It must be a depressing time to be a cable company executive. Sure, having those golden parachutes and stock options are nice for peace of mind, but the writing on the wall has been clear for some time: cable’s days are numbered. The biggest names in streaming video have been gaining subscribers at a much faster rate than cable, and show no signs of stopping. Now, recent data show that Amazon Prime memberships are on pace to outnumber cable subscriptions in the next year. Can cable be saved? Should cable be saved?
The data was gathered by Morningstar Inc., an investment research firm which collects statistics on various market trends.

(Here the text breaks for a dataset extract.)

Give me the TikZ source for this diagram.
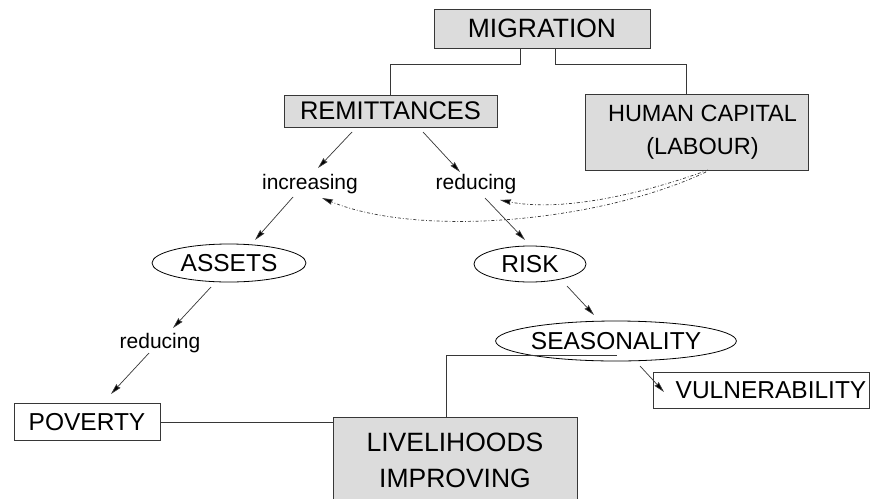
\documentclass[tikz,border=0pt]{standalone}
\usepackage{fontspec}
\setmainfont{Liberation Sans}
\usetikzlibrary{shapes.geometric,arrows.meta,calc}
\definecolor{boxgray}{RGB}{220,220,220}
\definecolor{linegray}{RGB}{55,55,55}

\begin{document}
\begin{tikzpicture}[x=1pt,y=-1pt,
  box/.style={draw=linegray, line width=0.9pt, inner sep=0pt,
              font=\fontsize{24.5}{29}\selectfont},
  greybox/.style={box, fill=boxgray},
  oval/.style={ellipse, draw=black, line width=0.8pt, inner sep=0pt,
               font=\fontsize{24.5}{29}\selectfont},
  verb/.style={inner sep=0pt, font=\fontsize{21}{25}\selectfont},
  link/.style={draw=linegray, line width=0.8pt},
  arr/.style={draw=linegray, line width=0.7pt,
              -{Stealth[length=11pt,width=5.5pt,inset=1pt,fill=black]}},
  dashdotted/.style={draw=linegray, line width=0.7pt,
              dash pattern=on 3pt off 2pt on 0.8pt off 2pt,
              -{Stealth[length=11pt,width=5.5pt,inset=1pt,fill=black]}}]

  % page frame
  \fill[white] (0,0) rectangle (874,498);
  \useasboundingbox (0,0) rectangle (874,498);

  % boxes
  \node[greybox, minimum width=216pt, minimum height=39pt,
        font=\fontsize{26.5}{31}\selectfont] (mig) at (542,28.5) {MIGRATION};
  \node[greybox, minimum width=213pt, minimum height=32pt,
        font=\fontsize{25.5}{30}\selectfont] (rem) at (390.5,111) {REMITTANCES};
  \node[greybox, minimum width=223pt, minimum height=76pt, align=center,
        font=\fontsize{23.5}{33}\selectfont] (hum) at (696.5,132)
        {\hspace*{12pt}HUMAN CAPITAL\\\hspace*{12pt}(LABOUR)};
  \node[box, fill=white, minimum width=146pt, minimum height=37pt] (pov) at (87,422) {POVERTY};
  \node[box, fill=white, minimum width=216pt, minimum height=36pt] (vul) at (761,390)
        {\hspace*{20pt}VULNERABILITY};
  \node[greybox, minimum width=244pt, minimum height=86pt, align=center,
        font=\fontsize{26.5}{36}\selectfont] (liv) at (455,460)
        {LIVELIHOODS\\IMPROVING};

  % ovals
  \node[oval, minimum width=154pt, minimum height=38pt] (ass) at (229,263) {ASSETS};
  \node[oval, minimum width=112pt, minimum height=36pt] (risk) at (530,264) {RISK};
  \node[oval, minimum width=240pt, minimum height=40pt] (sea) at (616,341) {SEASONALITY};

  % verbs
  \node[verb] (inc) at (310,184) {increasing};
  \node[verb] (red) at (476,184) {reducing};
  \node[verb] (redb) at (160,343) {reducing};

  % tree links
  \draw[link] ($(mig.south)+(-22,0)$) -- ++(0,16) -| (rem.north);
  \draw[link] ($(mig.south)+(13,0)$) -- ++(0,16) -| ($(hum.north)+(-10,0)$);
  \draw[link] (pov.east) -- (pov.east -| liv.west);
  \draw[link] ($(liv.north)+(-9,0)$) |- ($(sea.center)+(1,14)$);

  % arrows
  \draw[arr] ($(rem.center)+(-38.5,21)$) -- ($(inc.center)+(8,-16)$);
  \draw[arr] ($(rem.center)+(32.5,21)$) -- ($(red.center)+(-16,-12)$);
  \draw[arr] ($(inc.center)+(-17,13)$) -- ($(ass.center)+(26,-23)$);
  \draw[arr] ($(red.center)+(9,14)$) -- ($(risk.center)+(-5,-24)$);
  \draw[arr] ($(ass.center)+(-18,24)$) -- ($(redb.center)+(13,-15)$);
  \draw[arr] ($(redb.center)+(-11,10)$) -- ($(pov.center)+(24,-28)$);
  \draw[arr] ($(risk.center)+(37,22)$) -- ($(sea.center)+(-22,-26)$);
  \draw[arr] ($(sea.center)+(24,25)$) -- ($(vul.center)+(-97,2)$);

  % dash-dotted links from human capital
  \draw[dashdotted] ($(hum.center)+(11.5,38)$) .. controls (640,195) and (560,212) ..
        ($(red.center)+(24,16)$);
  \draw[dashdotted] ($(hum.center)+(9.5,40)$) .. controls (600,222) and (420,238) ..
        ($(inc.center)+(12,14)$);
\end{tikzpicture}
\end{document}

By analyzing Amazon’s cash flow statements, Morningstar estimated that close to 79 million households currently have an Amazon Prime membership, compared to 66 million in 2016. 90 million households currently pay for a cable or satellite membership, and that number is falling as more and more households cut the cord. However, Amazon doesn’t release official numbers on how many Prime subscribers it has, so these figures are only estimates; other estimates put the figure as high as 85 million.
However, Recode, who published the data, notes that it’s important to point out that these data don’t necessarily mean Amazon Video is gaining ground on cable per se; many Prime members join the subscription service for the online retail perks rather than the streaming video service it provides. Still, if these data show anything, it’s that cable is declining, whether or not Amazon Prime Video specifically is a major instigator of the trend. Given that Amazon Prime’s biggest competitor, Netflix, has more subscribers than Amazon Prime, Hulu, and YouTube combined and that millennials overwhelmingly prefer streaming over cable, however, it’s clear that the future will be cable-free.